|Cox, Nelson - Nac|
Submitted to: Poultry Science
Publication Type: Abstract Only
Publication Acceptance Date: 5/1/2002
Publication Date: 8/7/2002
Citation: Jones, D.R., Northcutt, J.K., Anderson, K.E., Curtis, P.A., Fletcher, D.L., Cox Jr, N.A., Musgrove, M.T. 2002. Survey of shell egg processing plant sanitation programs: 1. egg contact surfaces. [abstract] Poultry Science. 81(suppl.):14.
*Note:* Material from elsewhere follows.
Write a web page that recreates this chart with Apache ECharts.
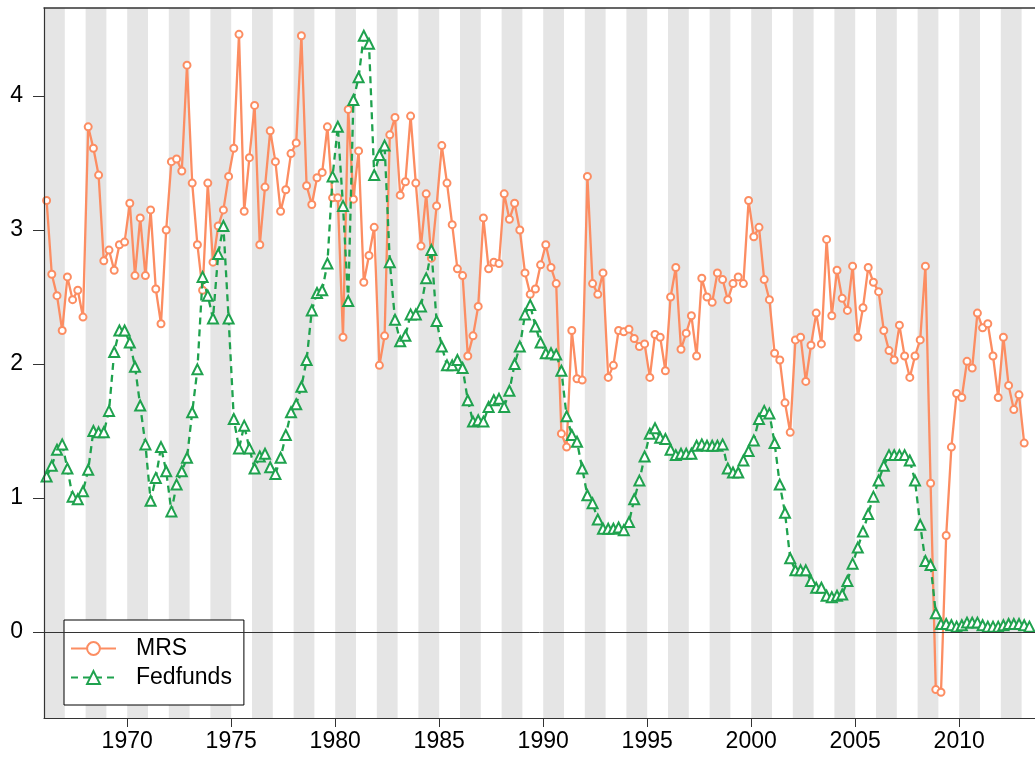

Technical Abstract: Standard sanitation operating procedures (SSOPs) will be the first step in implementation of new processing regulations for the egg industry. When considering the implications of new SSOPs, it was determined that a complete analysis of shell egg processing facility sanitation programs has not been performed. The objective of this study was to assess and compare the efficacy of sanitation programs utilized in a variety of shell egg processing facilities. In-line, off-line, and mixed operations were included. Sixteen different direct or indirect egg contact surfaces were sampled in an assortment of shell egg processing facilities in the southeast U.S. Indirect contact surfaces are defined as those where water from these surfaces is sprayed onto the eggs. Sterile phosphate buffered saline was utilized to wet each sterile gauze pad for sampling. Samples were collected at the end of a processing day (POST) and again the next morning before operations began (PRE). Total aerobic plate counts (APC) and enterobacteriacae (VRBG) were enumerated. No significant differences were found between POST and PRE bacterial levels for all 16 sampling sites. In general, increased levels of APC were found on the wall of the recirculating water tank both POST and PRE. The re-wash belt had increased APC for all plants sampled. Increased APC counts were also found on the suction cups for the off-line loader. The APC levels for washers and washer brushes were relatively low for most plants sampled. In conclusion, plant sanitation, as determined from direct microbial plating, could be greatly improved. It is also important to note that previous research has found bacterial contamination levels of shell eggs to be extremely low, so stringent SSOPs may not be as necessary for the shell egg industry to produce a safe product.